Professor Castaldi Attends Engineering Education Symposium

Participates in National Academy event for early-career faculty to promote innovative teaching approaches

Dr. Marco Castaldi, associate professor of chemical engineering in the Grove School of Engineering at The City College of New York, designs courses the same way he engineers a new piece of research equipment: assemble the fundamental parts, study how existing models operate, reimagine the models, then, do lots of hands-on building.

“Engineering is so much ‘doing’ that there has to be that hands-on experience,” he said, recalling a quote from Confucius: “I hear, I forget. I see, I remember. I do, I understand.”

The National Academy of Engineering (NAE) recognized this talent by inviting him to participate in the 2012 Frontiers of Engineering Education Symposium. This gathering, October 14 – 17 in Irvine, Calif., brought together 71 early-career engineering professors to share strategies and develop new ideas that combine research and teaching. Participants returned home with a charter to further advance their own institutions.

“It is absolutely critical that U.S. engineering educators learn how to become more effective in the classroom, utilizing technology and pedagogy in creative ways,” said Larry Shuman, chair of the symposium’s planning committee and dean and professor of industrial engineering at the University of Pittsburgh.

For his part, Professor Castaldi brought back ideas for combining virtual and live demonstrations and employing a technique called the “flipped” classroom, in which students preview a video lecture to prepare for technical discussions or demonstrations. He hopes to deploy these concepts in courses such as his new senior design class, which is a capstone for undergraduate engineering majors.

“If the United States has any hope of maintaining a competitive place in the world, the next generation of engineers needs to be much more engaged on multiple levels,” he said.

Professor Castaldi just arrived at City College from Columbia University this fall. He is teaching the design course while setting up his new lab, which will focus on combustion and catalysis, with particular interest in the conversion of biomass waste to energy using carbon dioxide.

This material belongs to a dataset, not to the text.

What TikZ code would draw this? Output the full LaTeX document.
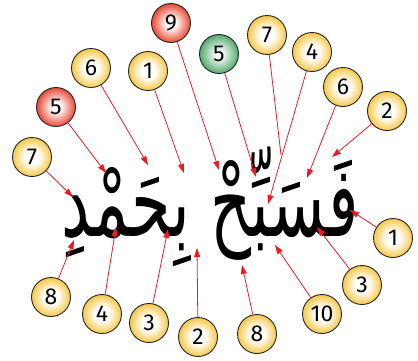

At Columbia University, three groups of undergraduates in his senior design course published papers on their projects. He also was awarded the 2006 Distinguished Faculty Teaching Award, achieved the Columbia University Presidential List of 100 Prestigious Faculty and was nominated for the Dreyfus Teacher-Scholar Award.

Professor Castaldi said he was attracted to the Grove School by its energetic growth, collaborative environment and the reputation of its students. He noted that whenever he had asked colleagues in academia or industry about City College engineering graduates, “one of first things out of their mouths was that they’ve got extremely strong students.”
 

He has found the same so far. “They are aggressive. They are strong in the sense that they want to learn, and they are not shy about coming back and asking for what they need.”

He credits his years in industry with helping to mold his approach. “In industry you don’t sit at a desk while a supervisor lectures you about how something works,” he said. “They say ‘this is the problem,’ and you have to figure out what you need to know.”

“The ability to do this,” he said, “is what separates those who become the real engineers from those who don’t.”